The concept becomes especially vivid when you consider a roller coaster at the top of a hill. It's brimming with potential energy, which is converted to kinetic energy as it races down. Importantly, potential energy isn’t just mechanical. It can be chemical, as in a battery, or even nuclear, like the energy stored in atomic bonds.

Now, ramp up the action and consider kinetic energy: the energy of motion. Anything that moves has kinetic energy, and the faster it moves, the more energy it packs. Whether a cricket ball hurled by a bowler or a bicycle zipping down a hill, they all possess kinetic energy, which is calculated using the formula \( KE = \frac{1}{2} mv^2 \) where \( v \) is the velocity or speed of the object. Crucially, mass and velocity are paramount—double the speed, quadruple the kinetic energy. Unlike potential energy, kinetic energy can't dip into the negatives. Even if the motion reverses or spirals, as long as there's speed, there's kinetic energy—never less than zero.

One incredible facet is that kinetic energy transforms. When you catch that cricket ball, its kinetic energy isn't lost; it's transferred to your hand as heat and potentially a sting!

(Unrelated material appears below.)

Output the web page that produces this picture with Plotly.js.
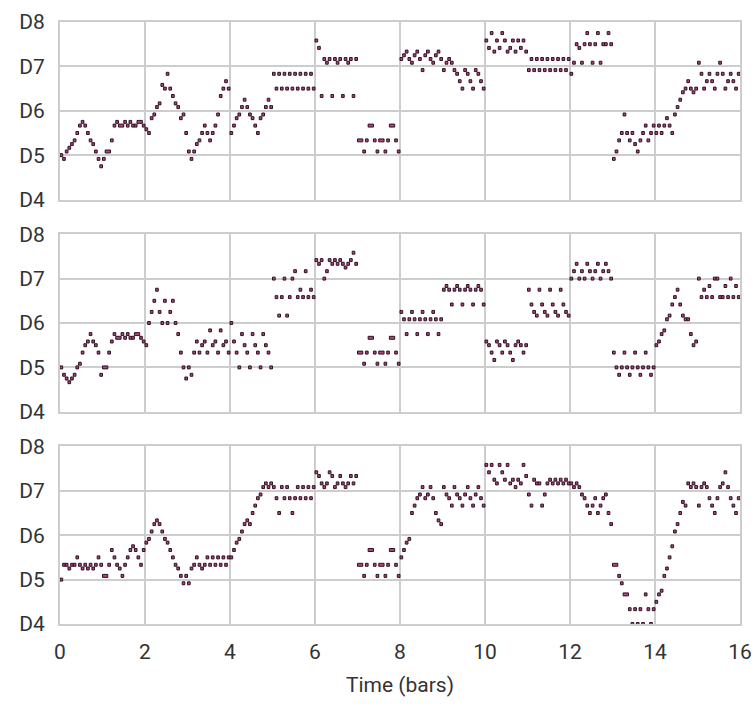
<!DOCTYPE html>
<html>
<head>
<meta charset="utf-8">
<script src="https://cdn.plot.ly/plotly-3.0.1.min.js"></script>
<style>
  html, body { margin: 0; padding: 0; background: #ffffff; }
  #chart { width: 755px; height: 714px; }
</style>
</head>
<body>
<div id="chart"></div>
<script>
// Piano-roll of three continuations of the same passage.
// Pitches are semitones above D4; each row below is one bar of 16 sixteenth-note steps
// (null = no new note on that step).
const _ = null;
const STEPS_PER_BAR = 16;

const pitchTicks = [0, 12, 24, 36, 48];
const pitchLabels = ['D4', 'D5', 'D6', 'D7', 'D8'];
const barTicks = [0, 2, 4, 6, 8, 10, 12, 14, 16];

// bar 7 is the same in every version
const bridgeBar = [16, _, 13, 16, 20, _, 16, 13, 16, _, 13, 16, 20, _, 16, 13];

const track1Steps = [
  12, 11, 13, 14, 15, 16, 18, 20, 21, 20, 18, 16, 15, 13, 11, 9,
  11, 13, _, 16, 20, 21, 20, _, 21, 20, 21, 20, 20, 21, _, 20,
  19, 18, 22, 23, 25, 26, 31, 30, 34, 30, 28, 26, 25, 22, 23, 18,
  13, 11, 13, 15, 16, 18, 20, 18, 16, 18, 20, 23, 28, 30, 32, 30,
  18, 20, 22, 23, 25, 27, 25, 23, 22, 20, 18, 22, 23, 25, 27, 25,
  34, 30, 34, 30, 34, 30, 34, 30, 34, 30, 34, 30, 34, 30, 34, 30,
  43, 41, 28, 38, 37, 38, 28, 38, 37, 38, 28, 38, 37, 38, 28, 38,
  ...bridgeBar,
  38, 39, 40, 38, 37, 39, 40, 38, 35, 39, 40, 38, 37, 39, 40, 38,
  35, 37, 38, 37, 35, 34, 32, 30, 35, 34, 32, 30, 35, 34, 32, 30,
  43, 41, 45, 40, 43, 41, 45, 43, 40, 41, 43, 40, 43, 41, 43, 40,
  35, 38, 35, 38, 35, 38, 35, 38, 35, 38, 35, 38, 35, 38, 35, 38,
  34, 37, 42, 41, 37, 42, 45, 42, 37, 42, 45, 37, 42, 42, 45, 42,
  11, 13, 16, 18, 23, 18, 16, 18, 15, 13, 16, 18, 20, 16, 18, 20,
  18, 20, 18, 20, 22, 20, 18, 23, 25, 27, 29, 30, 32, 30, 29, 30,
  37, 34, 30, 32, 34, 32, 30, 34, 37, 34, 30, 32, 34, 32, 30, 34
];
const track1Held = [17, 22, 29, 112, 116, 120, 124];

const track2Steps = [
  12, 10, 9, 8, 9, 10, 12, 13, 16, 18, 19, 21, 19, 18, 16, 10,
  12, _, 16, 19, 21, 20, _, 21, 20, 21, 20, 20, 21, _, 20, 19,
  18, 24, 27, 30, 33, 27, 24, 30, 24, 27, 30, 24, 21, 16, 12, 9,
  12, 10, 16, 19, 16, 18, 19, 16, 22, 18, 19, 16, 22, 18, 19, 16,
  24, 19, 16, 12, 21, 18, 16, 12, 21, 18, 16, 12, 21, 18, 16, 12,
  36, 31, 26, 31, 36, 26, 31, 36, 38, 31, 33, 31, 38, 31, 33, 31,
  41, 40, 41, 36, 38, 41, 40, 41, 40, 41, 40, 39, 40, 41, 43, 40,
  ...bridgeBar,
  27, 25, 21, 25, 27, 25, 21, 25, 27, 25, 21, 25, 27, 25, 21, 25,
  33, 34, 33, 29, 33, 34, 33, 29, 33, 34, 33, 29, 33, 34, 33, 29,
  19, 18, 16, 14, 19, 18, 16, 19, 18, 16, 14, 18, 19, 18, 16, 18,
  33, 29, 27, 26, 33, 29, 27, 26, 33, 29, 27, 26, 33, 29, 27, 26,
  36, 38, 40, 36, 38, 36, 40, 38, 36, 38, 40, 36, 38, 40, 38, 36,
  16, 12, 10, 12, 16, 12, 10, 12, 16, 12, 10, 12, 16, 12, 10, 12,
  18, 19, 21, 22, 25, 26, 29, 31, 33, 29, 26, 25, 25, 21, 18, 19,
  36, 31, 33, 31, 34, 31, 36, 36, 31, 31, 34, 31, 36, 31, 34, 31
];
const track2Held = [16, 21, 28, 112, 116, 120, 124];

const track3Steps = [
  12, 16, 16, 15, 16, 16, 18, 16, 15, 16, 15, 16, 15, 16, 18, 16,
  13, _, 16, 20, 18, 16, 15, 13, 16, 18, 20, 21, 20, 18, 16, 20,
  22, 23, 25, 27, 28, 27, 25, 23, 22, 20, 18, 16, 15, 13, 11, 13,
  11, 15, 16, 18, 16, 15, 16, 18, 16, 18, 16, 18, 16, 18, 16, 18,
  18, 20, 22, 23, 25, 27, 28, 27, 30, 32, 34, 35, 37, 38, 37, 38,
  37, 34, 30, 37, 34, 37, 34, 30, 34, 37, 34, 37, 34, 37, 34, 37,
  41, 40, 38, 37, 38, 41, 40, 37, 38, 40, 38, 37, 38, 40, 38, 40,
  ...bridgeBar,
  18, 20, 22, 23, 30, 32, 34, 35, 37, 34, 35, 37, 34, 30, 28, 27,
  37, 35, 34, 32, 37, 35, 34, 32, 35, 37, 34, 32, 35, 37, 34, 32,
  43, 41, 43, 39, 38, 43, 41, 39, 43, 38, 39, 37, 39, 38, 43, 40,
  35, 32, 39, 38, 38, 32, 35, 38, 39, 38, 39, 38, 39, 38, 39, 38,
  38, 37, 38, 37, 35, 34, 32, 30, 32, 34, 30, 32, 34, 35, 30, 27,
  16, _, 13, 11, 8, _, 4, 0, 4, 0, 4, 0, 8, 4, 0, 4,
  6, 8, 9, 13, 15, 18, 21, 25, 27, 30, 33, 32, 38, 37, 38, 37,
  32, 37, 38, 37, 34, 32, 30, 34, 37, 38, 41, 37, 34, 32, 30, 34
];
const track3Held = [16, 112, 116, 120, 124, 208, 212];

// turn a step grid into note onsets / lengths measured in bars
function notesOf(steps, held) {
  const onset = [], pitch = [], length = [];
  steps.forEach((p, i) => {
    if (p === null) return;
    onset.push(i / STEPS_PER_BAR);
    pitch.push(p);
    length.push((held.includes(i) ? 2 : 1) / STEPS_PER_BAR);
  });
  return { onset, pitch, length };
}

function rollTrace(steps, held, xa, ya) {
  const n = notesOf(steps, held);
  return {
    type: 'bar',
    orientation: 'h',
    base: n.onset,
    x: n.length,
    y: n.pitch,
    width: 0.8,
    xaxis: xa,
    yaxis: ya,
    marker: { color: '#b4447c', line: { color: '#2c1222', width: 1 } },
    hoverinfo: 'skip',
    showlegend: false
  };
}

const traces = [
  rollTrace(track1Steps, track1Held, 'x', 'y'),
  rollTrace(track2Steps, track2Held, 'x2', 'y2'),
  rollTrace(track3Steps, track3Held, 'x3', 'y3')
];

const labelFont = { family: 'Roboto, sans-serif', size: 21, color: '#333333' };

const frame = {
  showgrid: true, gridcolor: '#cdcdcd', gridwidth: 2,
  zeroline: false, showline: true, mirror: true,
  linecolor: '#cdcdcd', linewidth: 2,
  ticks: 'outside', tickcolor: 'rgba(0,0,0,0)',
  tickfont: labelFont,
  fixedrange: true
};

const xAxis = (anchor, labels) => Object.assign({}, frame, {
  anchor: anchor, domain: [0, 1], range: [0, 16],
  tickmode: 'array', tickvals: barTicks, ticklen: 8,
  showticklabels: labels
});
const yAxis = (domain) => Object.assign({}, frame, {
  domain: domain, range: [0, 48],
  tickmode: 'array', tickvals: pitchTicks, ticktext: pitchLabels, ticklen: 9
});

const layout = {
  width: 755, height: 714,
  margin: { l: 60, r: 15, t: 22, b: 90 },
  paper_bgcolor: '#ffffff', plot_bgcolor: '#ffffff',
  barmode: 'overlay',
  font: { family: 'Roboto, sans-serif', color: '#333333' },
  xaxis: xAxis('y', false),
  xaxis2: Object.assign(xAxis('y2', false), { matches: 'x' }),
  xaxis3: Object.assign(xAxis('y3', true), {
    matches: 'x',
    title: { text: 'Time (bars)', font: labelFont, standoff: 14 }
  }),
  yaxis: yAxis([0.705, 1]),
  yaxis2: yAxis([0.3525, 0.6475]),
  yaxis3: yAxis([0, 0.295])
};

Plotly.newPlot('chart', traces, layout, { displayModeBar: false, staticPlot: true });
</script>
</body>
</html>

Soaring deeper into potential energy brings us to gravitational potential energy, a specific kind rooted in object height and gravity’s pull. It’s the energy an object has due to its vertical position relative to a lower 'zero' level. The exact spot you consider 'zero' is flexible—it could be the ground, a table's surface, or even sea level. Gravitational potential energy is given by the same \( PE = mgh \) formula. Interestingly, the potential for negative energy exists if an object is located below your 'zero' point. Imagine digging a hole; the deeper you go, the more negative the gravitational potential energy of a rock held at the bottom.

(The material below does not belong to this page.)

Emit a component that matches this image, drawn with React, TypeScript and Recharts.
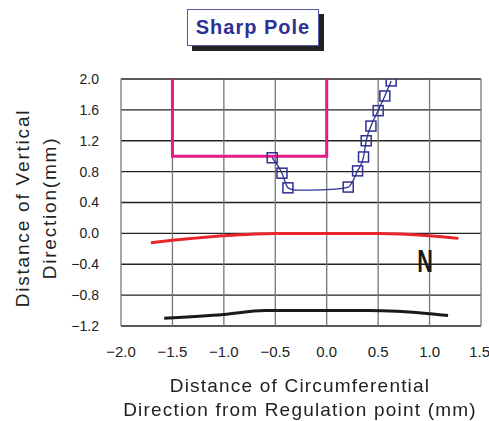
import { ComposedChart, Line, Scatter, XAxis, YAxis, CartesianGrid } from 'recharts'

const xTicks = [-2.0, -1.5, -1.0, -0.5, 0.0, 0.5, 1.0, 1.5]
const yTicks = [-1.2, -0.8, -0.4, 0.0, 0.4, 0.8, 1.2, 1.6, 2.0]

// pink regulation outline
const limitX = [-1.5, -1.5, 0.0, 0.0]
const limitY = [2.0, 1.0, 1.0, 2.0]

// blue profile (curve points) and its square markers
const profileX = [-0.53, -0.435, -0.377, -0.3, -0.15, 0.05, 0.209, 0.3, 0.358, 0.384, 0.43, 0.5, 0.565, 0.627]
const profileY = [0.98, 0.78, 0.59, 0.56, 0.56, 0.57, 0.6, 0.81, 0.99, 1.2, 1.39, 1.59, 1.78, 1.975]
const markerX = [-0.53, -0.435, -0.377, 0.209, 0.3, 0.358, 0.384, 0.43, 0.5, 0.565, 0.627]
const markerY = [0.98, 0.78, 0.59, 0.6, 0.81, 0.99, 1.2, 1.39, 1.59, 1.78, 1.975]

// red and black lines
const redX = [-1.71, -1.5, -1.0, -0.5, 0.0, 0.5, 1.0, 1.28]
const redY = [-0.12, -0.09, -0.03, 0.0, 0.0, 0.0, -0.03, -0.065]
const blackX = [-1.58, -1.0, -0.6, 0.0, 0.4, 1.0, 1.18]
const blackY = [-1.1, -1.05, -1.0, -1.0, -1.0, -1.04, -1.065]

const zip = (xs: number[], ys: number[]) => xs.map((x, i) => ({ x, y: ys[i] }))

const limitData = zip(limitX, limitY)
const profileData = zip(profileX, profileY)
const markerData = zip(markerX, markerY)
const redData = zip(redX, redY)
const blackData = zip(blackX, blackY)

const font = '"Liberation Sans", Arial, sans-serif'
const fmt = (v: number) => (v < 0 ? '\u2212' + Math.abs(v).toFixed(1) : v.toFixed(1))

const Square = (props: any) => {
  const { cx, cy } = props
  return <rect x={cx - 5} y={cy - 5} width={10} height={10} fill="none" stroke="#2E3192" strokeWidth={1.5} />
}

export default function App() {
  return (
    <div style={{ position: 'fixed', left: 0, top: 0, width: 489, height: 421, background: '#fff', fontFamily: font }}>
      <div
        style={{
          position: 'absolute',
          left: 187,
          top: 9,
          width: 130,
          height: 35,
          border: '1px solid #5558a8',
          boxShadow: '5px 5px 0 #222',
          background: '#fff',
          color: '#2E3192',
          fontWeight: 'bold',
          fontSize: 20,
          letterSpacing: 1,
          lineHeight: '35px',
          textAlign: 'center',
        }}
      >
        Sharp Pole
      </div>
      <ComposedChart width={489} height={421} margin={{ top: 79, right: 8, bottom: 65, left: 0 }}>
        <CartesianGrid horizontal={true} vertical={false} stroke="#222" strokeWidth={1.3} />
        <CartesianGrid horizontal={false} vertical={true} stroke="#777" strokeWidth={1.3} />
        <XAxis
          type="number"
          dataKey="x"
          domain={[-2, 1.5]}
          ticks={xTicks}
          tickFormatter={fmt}
          axisLine={false}
          tickLine={false}
          tickSize={0}
          tickMargin={20}
          height={30}
          tick={{ fill: '#222', fontSize: 15, fontFamily: font }}
          allowDataOverflow
        />
        <YAxis
          type="number"
          dataKey="y"
          domain={[-1.2, 2]}
          ticks={yTicks}
          tickFormatter={fmt}
          axisLine={false}
          tickLine={false}
          tickSize={0}
          tickMargin={22}
          width={121}
          tick={{ fill: '#222', fontSize: 14, fontFamily: font }}
          allowDataOverflow
        />
        <Line data={limitData} dataKey="y" type="linear" stroke="#E6198C" strokeWidth={3} dot={false} isAnimationActive={false} />
        <Line data={redData} dataKey="y" type="monotone" stroke="#E8262A" strokeWidth={3} dot={false} isAnimationActive={false} />
        <Line data={blackData} dataKey="y" type="monotone" stroke="#1a1a1a" strokeWidth={3} dot={false} isAnimationActive={false} />
        <Line data={profileData} dataKey="y" type="monotone" stroke="#2E3192" strokeWidth={1.3} dot={false} isAnimationActive={false} />
        <Scatter data={markerData} dataKey="y" shape={Square} isAnimationActive={false} />
      </ComposedChart>
      <div
        style={{
          position: 'absolute',
          left: 405,
          top: 245,
          width: 40,
          textAlign: 'center',
          fontWeight: 'bold',
          fontSize: 31,
          lineHeight: '34px',
          color: '#1a1a1a',
          transform: 'scaleX(0.7)',
        }}
      >
        N
      </div>
      <div
        style={{
          position: 'absolute',
          left: 36 - 130,
          top: 208 - 27,
          width: 260,
          height: 54,
          transform: 'rotate(-90deg)',
          textAlign: 'center',
          fontSize: 19,
          lineHeight: '27px',
          letterSpacing: 1.8,
          color: '#222',
        }}
      >
        Distance of Vertical
        <br />
        Direction(mm)
      </div>
      <div
        style={{
          position: 'absolute',
          left: 90,
          top: 374,
          width: 420,
          textAlign: 'center',
          fontSize: 19,
          lineHeight: '24px',
          letterSpacing: 1.2,
          color: '#222',
        }}
      >
        Distance of Circumferential
        <br />
        Direction from Regulation point (mm)
      </div>
    </div>
  )
}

This concept often baffles minds, as we grapple with what 'negative' energy implies. Think of it as owing energy to get back to zero, similar to being in financial debt. But always remember that energy itself is conserved—even 'negative' potential energy contributes to a system's overall tally. In the universe's ledger, all energy, whether potential, kinetic, or gravitational potential, is meticulously accounted for.